====== RECORDED DATA
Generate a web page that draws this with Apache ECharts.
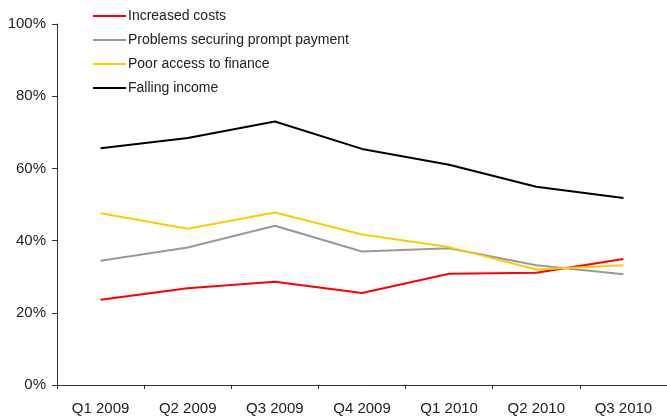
<!DOCTYPE html>
<html>
<head>
<meta charset="utf-8">
<script src="https://cdn.jsdelivr.net/npm/echarts@6/dist/echarts.min.js"></script>
<style>html,body{margin:0;padding:0;background:#fff;}#c{width:667px;height:416px;}</style>
</head>
<body>
<div id="c"></div>
<script>
const categories = ['Q1 2009','Q2 2009','Q3 2009','Q4 2009','Q1 2010','Q2 2010','Q3 2010'];
const increasedCosts = [23.6, 26.8, 28.6, 25.5, 30.8, 31.1, 34.9];
const promptPayment = [34.4, 38.1, 44.1, 37.0, 37.9, 33.2, 30.7];
const poorFinance = [47.6, 43.3, 47.8, 41.7, 38.2, 32.0, 33.2];
const fallingIncome = [65.6, 68.4, 73.0, 65.4, 61.0, 54.9, 51.8];
const seriesNames = ['Increased costs','Problems securing prompt payment','Poor access to finance','Falling income'];
const colors = ['#ff0000','#999999','#ffcc00','#000000'];
const font = 'Liberation Sans';
const chart = echarts.init(document.getElementById('c'));
const mk = (name, data, color) => ({
  name, type:'line', data, symbol:'none', color,
  lineStyle:{width:2, color}, animation:false
});
chart.setOption({
  animation:false,
  legend:{
    orient:'vertical', left:88, top:4, itemWidth:33, itemHeight:2, icon:'rect',
    itemGap:10, textStyle:{fontFamily:font, fontSize:14, color:'#222', lineHeight:14, padding:[0,0,0,-3]},
    data: seriesNames
  },
  grid:{left:57, right:0, top:24, bottom:31, containLabel:false},
  xAxis:{
    type:'category', data:categories, boundaryGap:true,
    axisLine:{lineStyle:{color:'#333', width:1}},
    axisTick:{show:true, length:4, lineStyle:{color:'#333'}},
    axisLabel:{fontFamily:font, fontSize:15, color:'#222', margin:16}
  },
  yAxis:{
    type:'value', min:0, max:100, interval:20,
    axisLine:{show:true, lineStyle:{color:'#333', width:1}},
    axisTick:{show:true, length:5, lineStyle:{color:'#333'}},
    splitLine:{show:false},
    axisLabel:{fontFamily:font, fontSize:15, color:'#222', formatter:'{value}%', margin:11}
  },
  series:[
    mk(seriesNames[0], increasedCosts, colors[0]),
    mk(seriesNames[1], promptPayment, colors[1]),
    mk(seriesNames[2], poorFinance, colors[2]),
    mk(seriesNames[3], fallingIncome, colors[3])
  ]
});
</script>
</body>
</html>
============
● **WRITTEN PROBLEM**: Your copy of the data above should match it exactly, except that pictures are left out.

● **ANSWER TO THIS TASK**:
Generate a web page that draws this with Apache ECharts.
<!DOCTYPE html>
<html>
<head>
<meta charset="utf-8">
<script src="https://cdn.jsdelivr.net/npm/echarts@6/dist/echarts.min.js"></script>
<style>html,body{margin:0;padding:0;background:#fff;}#c{width:667px;height:416px;}</style>
</head>
<body>
<div id="c"></div>
<script>
const categories = ['Q1 2009','Q2 2009','Q3 2009','Q4 2009','Q1 2010','Q2 2010','Q3 2010'];
const increasedCosts = [23.6, 26.8, 28.6, 25.5, 30.8, 31.1, 34.9];
const promptPayment = [34.4, 38.1, 44.1, 37.0, 37.9, 33.2, 30.7];
const poorFinance = [47.6, 43.3, 47.8, 41.7, 38.2, 32.0, 33.2];
const fallingIncome = [65.6, 68.4, 73.0, 65.4, 61.0, 54.9, 51.8];
const seriesNames = ['Increased costs','Problems securing prompt payment','Poor access to finance','Falling income'];
const colors = ['#ff0000','#999999','#ffcc00','#000000'];
const font = 'Liberation Sans';
const chart = echarts.init(document.getElementById('c'));
const mk = (name, data, color) => ({
  name, type:'line', data, symbol:'none', color,
  lineStyle:{width:2, color}, animation:false
});
chart.setOption({
  animation:false,
  legend:{
    orient:'vertical', left:88, top:4, itemWidth:33, itemHeight:2, icon:'rect',
    itemGap:10, textStyle:{fontFamily:font, fontSize:14, color:'#222', lineHeight:14, padding:[0,0,0,-3]},
    data: seriesNames
  },
  grid:{left:57, right:0, top:24, bottom:31, containLabel:false},
  xAxis:{
    type:'category', data:categories, boundaryGap:true,
    axisLine:{lineStyle:{color:'#333', width:1}},
    axisTick:{show:true, length:4, lineStyle:{color:'#333'}},
    axisLabel:{fontFamily:font, fontSize:15, color:'#222', margin:16}
  },
  yAxis:{
    type:'value', min:0, max:100, interval:20,
    axisLine:{show:true, lineStyle:{color:'#333', width:1}},
    axisTick:{show:true, length:5, lineStyle:{color:'#333'}},
    splitLine:{show:false},
    axisLabel:{fontFamily:font, fontSize:15, color:'#222', formatter:'{value}%', margin:11}
  },
  series:[
    mk(seriesNames[0], increasedCosts, colors[0]),
    mk(seriesNames[1], promptPayment, colors[1]),
    mk(seriesNames[2], poorFinance, colors[2]),
    mk(seriesNames[3], fallingIncome, colors[3])
  ]
});
</script>
</body>
</html>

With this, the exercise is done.